In this talk, we demonstrated the capabilities of a hybrid optical-atomic force microscope, which has many applications in the fields of materials science and life sciences research. When operating in individual mode, time-lapse imaging, often referred to as live cell imaging, can be utilized to see where a specific organelle or protein of interest is located in a cell or tissue as well as its molecular activity. Membrane fibers and bacterial biofilms can also be observed under an optical microscope by labeling them with a fluorescent dye to determine their shape and size. In contrast to optical microscopy, atomic force microscopy was originally developed to image the morphology of a material surface, using a nano probe to physically scan the surface. Its current capacity, though, far exceeds what was originally intended.
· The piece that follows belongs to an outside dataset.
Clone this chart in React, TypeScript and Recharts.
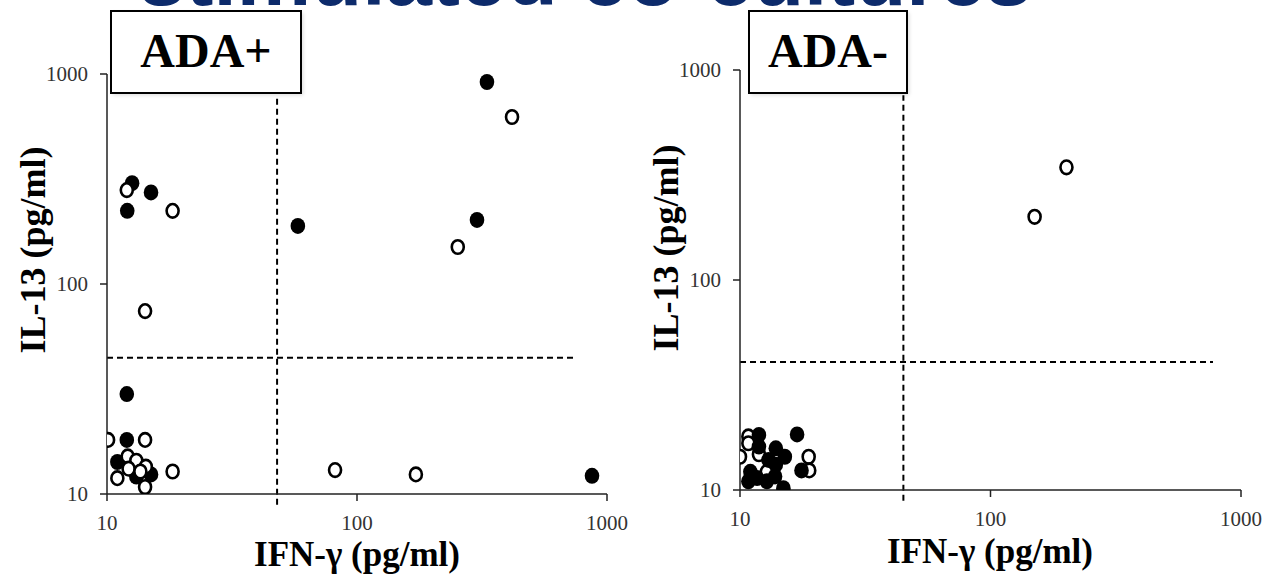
import { ScatterChart, Scatter, XAxis, YAxis, ReferenceLine } from 'recharts';

// IFN-γ (x) vs IL-13 (y), pg/ml, log axes
const xTicks = [10, 100, 1000];
const yTicks = [10, 100, 1000];

const plusFilled = [
  { x: 331, y: 916 }, { x: 302, y: 202 }, { x: 58, y: 189 }, { x: 871, y: 12.2 },
  { x: 12.6, y: 302 }, { x: 15, y: 273 }, { x: 12.05, y: 223 }, { x: 12, y: 29.9 },
  { x: 12, y: 18.1 }, { x: 11, y: 14.2 }, { x: 13.1, y: 12.1 }, { x: 15, y: 12.4 },
];
const plusOpen = [
  { x: 417, y: 624 }, { x: 253, y: 150 }, { x: 12, y: 280 }, { x: 18.3, y: 223 },
  { x: 14.2, y: 74.3 }, { x: 10.1, y: 18.1 }, { x: 14.2, y: 18.1 }, { x: 12.1, y: 15.1 },
  { x: 13.1, y: 14.4 }, { x: 14.3, y: 13.5 }, { x: 12.2, y: 13.2 }, { x: 13.6, y: 12.8 },
  { x: 11, y: 11.9 }, { x: 14.2, y: 10.8 }, { x: 18.3, y: 12.8 }, { x: 81.7, y: 13 },
  { x: 172, y: 12.4 },
];
const minusOpen = [
  { x: 201, y: 344 }, { x: 150, y: 200 }, { x: 10, y: 14.4 }, { x: 10.8, y: 18 },
  { x: 10.8, y: 16.7 }, { x: 11.9, y: 14.8 }, { x: 12.8, y: 12.2 }, { x: 18.8, y: 14.4 },
  { x: 18.9, y: 12.4 },
];
const minusFilled = [
  { x: 11.9, y: 18.3 }, { x: 11.9, y: 16.1 }, { x: 11, y: 12.2 }, { x: 11.7, y: 11.4 },
  { x: 10.8, y: 11 }, { x: 13.9, y: 15.8 }, { x: 15.1, y: 14.4 }, { x: 13.9, y: 13.2 },
  { x: 13.8, y: 11.6 }, { x: 14.9, y: 10.2 }, { x: 16.9, y: 18.4 }, { x: 17.6, y: 12.4 },
  { x: 13, y: 13.9 }, { x: 12.8, y: 11 },
];

// cut-off lines
const plusCut = { x: 47.9, y: 44.5, xEnd: 745, yTop: 794, yBottom: 8.9 };
const minusCut = { x: 44.9, y: 40.7, xEnd: 773, yTop: 759, yBottom: 8.9 };

const serif = '"Liberation Serif", "Times New Roman", serif';
const tickStyle = { fontSize: 21, fontFamily: serif, fill: '#333' };
const axisStroke = { stroke: '#222', strokeWidth: 1.5 };

const OpenDot = (p: any) => (
  <ellipse cx={p.cx} cy={p.cy} rx={6} ry={6.8} fill="#fff" stroke="#000" strokeWidth={2.6} />
);
const FilledDot = (p: any) => <ellipse cx={p.cx} cy={p.cy} rx={7.3} ry={8} fill="#000" />;

const dash = { stroke: '#000', strokeWidth: 2, strokeDasharray: '6 4' };

function Panel({ filled, open, cut, margin, openOnTop }: any) {
  const under = openOnTop ? filled : open;
  const over = openOnTop ? open : filled;
  return (
    <ScatterChart width={634} height={577} margin={margin}>
      <XAxis type="number" dataKey="x" scale="log" domain={[10, 1000]} ticks={xTicks} allowDataOverflow
        height={50} tick={tickStyle} tickSize={7} tickMargin={14} axisLine={axisStroke} tickLine={axisStroke} />
      <YAxis type="number" dataKey="y" scale="log" domain={[10, 1000]} ticks={yTicks} allowDataOverflow
        width={60} tick={tickStyle} tickSize={7} tickMargin={12} axisLine={axisStroke} tickLine={axisStroke} />
      <ReferenceLine segment={[{ x: cut.x, y: cut.yBottom }, { x: cut.x, y: cut.yTop }]} ifOverflow="visible" {...dash} />
      <ReferenceLine segment={[{ x: 10, y: cut.y }, { x: cut.xEnd, y: cut.y }]} ifOverflow="visible" {...dash} />
      <Scatter data={under} shape={openOnTop ? FilledDot : OpenDot} isAnimationActive={false} />
      <Scatter data={over} shape={openOnTop ? OpenDot : FilledDot} isAnimationActive={false} />
    </ScatterChart>
  );
}

const LabelBox = ({ x, w, text }: { x: number; w: number; text: string }) => (
  <g>
    <rect x={x + 2} y={13} width={w} height={82} fill="#000" opacity={0.15} filter="url(#blur)" />
    <rect x={x} y={11} width={w} height={82} fill="#fff" stroke="#000" strokeWidth={2} />
    <text x={x + w / 2} y={67} textAnchor="middle" fontFamily={serif} fontWeight="bold" fontSize={48}>{text}</text>
  </g>
);

export default function App() {
  return (
    <div style={{ position: 'absolute', left: 0, top: 0, width: 1268, height: 577, background: '#fff' }}>
      <div style={{ position: 'absolute', left: 0, top: 0 }}>
        <Panel filled={plusFilled} open={plusOpen} cut={plusCut} openOnTop
          margin={{ top: 74, right: 27, bottom: 33, left: 47 }} />
      </div>
      <div style={{ position: 'absolute', left: 634, top: 0 }}>
        <Panel filled={minusFilled} open={minusOpen} cut={minusCut} openOnTop={false}
          margin={{ top: 70, right: 27, bottom: 37, left: 46 }} />
      </div>
      <svg width={1268} height={577} style={{ position: 'absolute', left: 0, top: 0, pointerEvents: 'none' }}>
        <defs>
          <filter id="blur"><feGaussianBlur stdDeviation="2" /></filter>
        </defs>
        <text x={139} y={5} fontFamily='"Liberation Sans", Arial, sans-serif' fontWeight="bold" fontSize={84}
          fill="#0d2b6b" textLength={893} lengthAdjust="spacingAndGlyphs">stimulated co-cultures</text>
        <LabelBox x={111} w={190} text="ADA+" />
        <LabelBox x={749} w={158} text="ADA-" />
        <text transform="translate(45,250) rotate(-90)" textAnchor="middle" fontFamily={serif} fontWeight="bold" fontSize={36}>IL-13 (pg/ml)</text>
        <text transform="translate(678,248) rotate(-90)" textAnchor="middle" fontFamily={serif} fontWeight="bold" fontSize={36}>IL-13 (pg/ml)</text>
        <text x={357} y={566} textAnchor="middle" fontFamily={serif} fontWeight="bold" fontSize={35}>IFN-γ (pg/ml)</text>
        <text x={990} y={563} textAnchor="middle" fontFamily={serif} fontWeight="bold" fontSize={35}>IFN-γ (pg/ml)</text>
      </svg>
    </div>
  );
}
It can be used to measure the mechanical, electrical, and magnetic properties of the surface of both living and non-living samples in addition to mapping the surface mophorlogy. In the field of mechanobiology, it has also been utilized recently to measure the biophysical characteristics of cells and tissues in liquid. In a hybrid mode, an atomic force microscope can examine surface characteristics like morphology, adhesion, and stiffness, while an optical microscope provides a clear visualization of the area we are measuring and can reveal the localization or activity of a particular protein of interest through fluorescence emission. We can therefore correlate the molecular activity of the living samples with their biophysical characteristics thanks to this combined setup. During my presentation, I will provide several examples of how this hybrid setup is used extensively in materials and biological sciences research. The study areas include biosensors, gas sensors, photovoltaic solar cells, live cell imaging, bacterial biofilms, mechanobiology, nano/biomaterials, metal alloys, and their interactions with living cells.